Mrs. Maximoynko shakes her head, and her massive bosom shakes in sympathy. Pan and Pani Durkowski nod. (They are always addressed by these Ukrainian equivalents of Mr. and Mrs.; they seem to demand that dignity, for all that they work as janitors at the cathedral hall.) When they’d first come to Kalyna Beach, they’d gone round to the various mothers, suggesting they could organize a morning program for the children right on the beach. Calisthenics and recitations from the national poets, followed by a round of Ukrainian folksongs. All the mothers had thanked them, saying what a wonderful idea such a program would be, but when it came to the first session, half of the children hadn’t shown up, and the rest had wandered away before the stride jumps were finished. The mothers apologized, but there was nothing they could do. “They go to Ukrainian School all year,” one had explained, “so they really want a holiday while they’re up here.” And as Sonia Martyn had ventured: “The children were born here, they don’t feel the same way about the old coun
try as we do, there’s no point in forcing them.” But then, Pan Durkowski had growled to his wife, look at those Martyns, changing their name, making it English-sounding. Their children had been the last ones of all to be enrolled at Ukrainian School. In vain had Sonia explained that Laura, who had spoken nothing but Ukrainian till she was five, had come home from English school one day with a note from the principal: It would be better if your child stopped speaking Russian in the playground.

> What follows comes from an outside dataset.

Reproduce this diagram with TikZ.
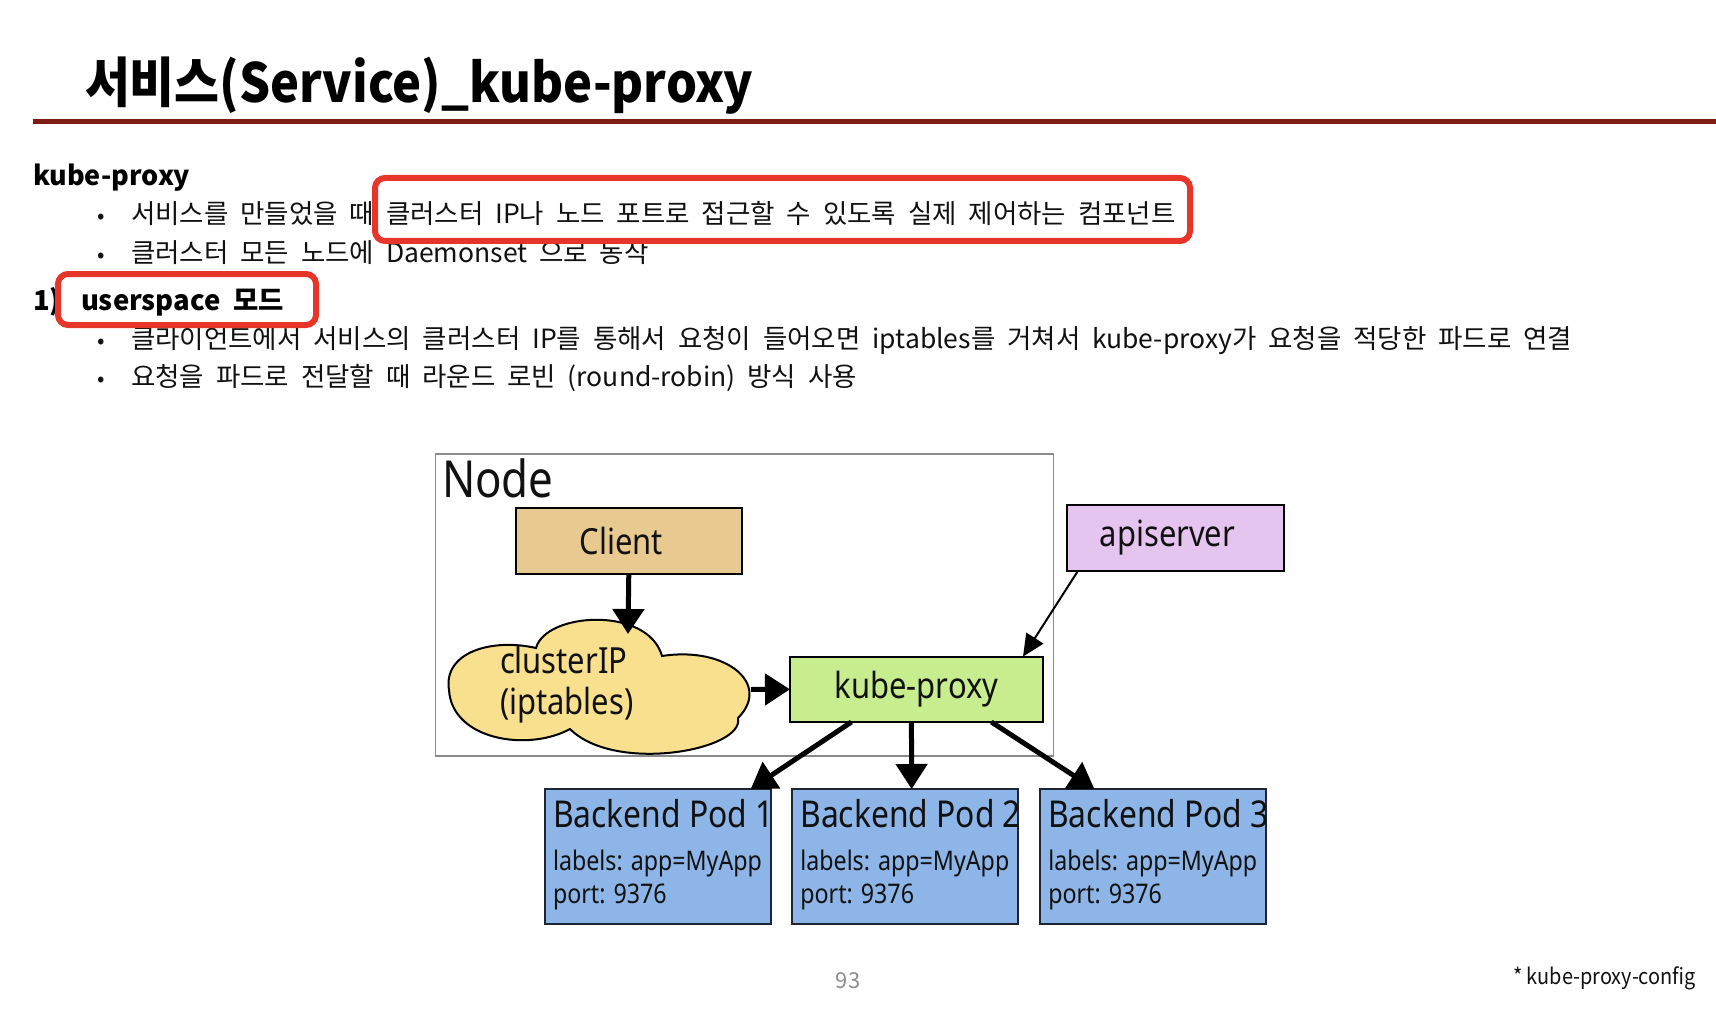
\documentclass[tikz,border=0pt]{standalone}
\usepackage{fontspec}
\setmainfont{Noto Sans CJK KR}
\newfontfamily\krt{Noto Sans CJK KR}[FakeStretch=0.905]
\newfontfamily\kr{Noto Sans CJK KR}[WordSpace=2]
\newfontfamily\dfont{Noto Sans}[FakeStretch=0.86]
\usetikzlibrary{arrows.meta,calc}
\definecolor{rulered}{HTML}{7F1D14}
\definecolor{hired}{HTML}{E8352A}
\definecolor{clientc}{HTML}{E8C98F}
\definecolor{apic}{HTML}{E6C4F0}
\definecolor{kpc}{HTML}{C7ED8F}
\definecolor{cloudc}{HTML}{F8E08E}
\definecolor{podc}{HTML}{8DB5E7}
\definecolor{podborder}{HTML}{1E2633}
\definecolor{nodegray}{HTML}{8A8A8A}
\definecolor{txt}{HTML}{111111}
\definecolor{pagegray}{HTML}{8C8C8C}
\begin{document}
\begin{tikzpicture}[x=1pt,y=-1pt,
  every node/.style={inner sep=0pt, outer sep=0pt, text=txt},
  titletext/.style={anchor=base west, font=\krt\bfseries\fontsize{54}{60}\selectfont, text=black},
  headtext/.style={anchor=base west, font=\kr\bfseries\fontsize{27.5}{32}\selectfont, text=black},
  bodytext/.style={anchor=base west, font=\kr\fontsize{26.5}{30}\selectfont},
  bul/.style={anchor=base, font=\kr\fontsize{22}{30}\selectfont},
  hibox/.style={draw=hired, line width=6pt, rounded corners=10pt},
  box/.style={draw=black, line width=2pt, font=\dfont\fontsize{36}{40}\selectfont},
  pod/.style={draw=podborder, fill=podc, line width=2pt, minimum width=225.5pt, minimum height=135pt},
  podtitle/.style={anchor=base west, font=\dfont\fontsize{37}{40}\selectfont},
  podsub/.style={anchor=base west, font=\dfont\fontsize{27}{30}\selectfont},
  bigarrow/.style={line width=5pt, -{Triangle[length=25pt, width=31pt]}},
  thinarrow/.style={line width=2pt, -{Triangle[length=22pt, width=20pt]}}
]
\useasboundingbox (0,0) rectangle (1716,1019);
\fill[white] (0,0) rectangle (1716,1019);

% title
\node[titletext] (title) at (85,103) {서비스(Service)\_kube-proxy};
\draw[rulered, line width=5pt] (33,121.5) -- (1716,121.5);

% text
\node[headtext, font=\kr\bfseries\fontsize{27}{32}\selectfont] (h1) at (33,186) {kube-proxy};
\node[bul] (d1) at (101,224) {•};
\node[bodytext] (b1) at (131,224) {서비스를 만들었을 때 클러스터 IP나 노드 포트로 접근할 수 있도록 실제 제어하는 컴포넌트};
\node[bul] (d2) at (101,262) {•};
\node[bodytext] (b2) at (131,262) {클러스터 모든 노드에 Daemonset 으로 동작};
\node[headtext] (h2n) at (33,310) {1)};
\node[headtext] (h2) at (81,310) {userspace 모드};
\node[bul] (d3) at (101,348) {•};
\node[bodytext] (b3) at (131,348) {클라이언트에서 서비스의 클러스터 IP를 통해서 요청이 들어오면 iptables를 거쳐서 kube-proxy가 요청을 적당한 파드로 연결};
\node[bul] (d4) at (101,386) {•};
\node[bodytext] (b4) at (131,386) {요청을 파드로 전달할 때 라운드 로빈 (round-robin) 방식 사용};

\draw[hibox] (375,178) rectangle (1190,241);
\draw[hibox] (58,274) rectangle (316,325);

% diagram
\node[draw=nodegray, line width=1.5pt, minimum width=618pt, minimum height=302pt, anchor=north west] (nodebox) at (435.6,454) {};
\node[anchor=base west, font=\dfont\fontsize{51}{54}\selectfont] (nodelabel) at (442,497) {Node};

\node[box, fill=clientc, minimum width=226.5pt, minimum height=65.5pt] (client) at (628.8,540.8) {\hspace{-15pt}Client};
\node[box, fill=apic, minimum width=217pt, minimum height=66.5pt] (api) at (1175.5,537.8) {\hspace{-16pt}apiserver};
\node[box, fill=kpc, minimum width=253pt, minimum height=65.4pt] (kp) at (916.5,689.3) {kube-proxy};

% cloud
\filldraw[fill=cloudc, draw=black, line width=2pt]
  (449,690) .. controls (443,652) and (492,638) .. (536,648)
  .. controls (546,612) and (648,606) .. (662,656)
  .. controls (726,646) and (772,684) .. (738,718)
  .. controls (745,750) and (615,774) .. (570,729)
  .. controls (528,752) and (452,740) .. (449,690) -- cycle;
\node[anchor=base west, font=\dfont\fontsize{36}{40}\selectfont] (cl1) at (500,673) {clusterIP};
\node[anchor=base west, font=\dfont\fontsize{36}{40}\selectfont] (cl2) at (500,714) {(iptables)};
\coordinate (cloudtop) at (628,634);
\coordinate (cloudright) at (751,689.5);

% pods
\node[pod] (p1) at (657.8,856.5) {};
\node[pod] (p2) at (905.1,856.5) {};
\node[pod] (p3) at (1153,856.5) {};
\foreach \p/\n in {p1/1,p2/2,p3/3}{
  \node[podtitle] (\p t) at ($(\p.north west)+(8,38)$) {Backend Pod \n};
  \node[podsub] (\p l) at ($(\p.north west)+(8,81)$) {labels: app=MyApp};
  \node[podsub] (\p r) at ($(\p.north west)+(8,114)$) {port: 9376};
}

% arrows
\draw[bigarrow] (client.south) -- (cloudtop);
\draw[bigarrow] (cloudright) -- (kp.west);
\draw[bigarrow] ($(kp.south west)!0.243!(kp.south east)$) -- ($(p1.north west)!0.912!(p1.north east)$);
\draw[bigarrow] ($(kp.south west)!0.48!(kp.south east)$) -- ($(p2.north west)!0.529!(p2.north east)$);
\draw[bigarrow] ($(kp.south west)!0.796!(kp.south east)$) -- ($(p3.north west)!0.24!(p3.north east)$);
\draw[thinarrow] ($(api.south west)!0.05!(api.south east)$) -- ($(kp.north west)!0.921!(kp.north east)$);

% footer
\node[anchor=base, font=\kr\fontsize{22}{26}\selectfont, text=pagegray] (page) at (848,988) {93};
\node[anchor=base east, font=\krt\fontsize{22}{26}\selectfont] (foot) at (1696,984) {* kube-proxy-config};
\end{tikzpicture}
\end{document}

“Russian!” Pan Durkowski had snorted. “The idiot principal thought that they were Russian?”
Pani Durkowska had tried to explain it to her husband: “Max has to be careful, he has his practice to build, and Sonia has always been frightened—” adding, under her breath, “the way all of us who weren’t born here are frightened—that we could be picked up and shipped back, without so much as a word of warning.”
“But to let some stupid Anhleek believe there is no difference between speaking the noble, the ancient, the beautiful Ukrainian tongue and being Communists!” Pan Durkowski had roared. “That is a crime, I tell you—a crime as bad as murder in the first degree!”
He is fond of roaring, Pan Durkowski: here he is now, thundering forth as his wife stares up at the portrait of the brown-haired, pudding-faced woman in diamanté armour, to whom she’d sworn allegiance at her citizenship hearing the year before. “Who is going to carry on the battle?” he exclaims, bringing his fist down hard on the counter, so that the jawbreakers rattle in their jar. “Who will hold their hands over their hearts and march off to free our poor Ukraine? The youth of today? Pah! They have no respect; all their parents teach them is to put out their hands for whatever they want. While in the Homeland, children are beaten for speaking Ukrainian instead of Russian in the schools! Beaten!”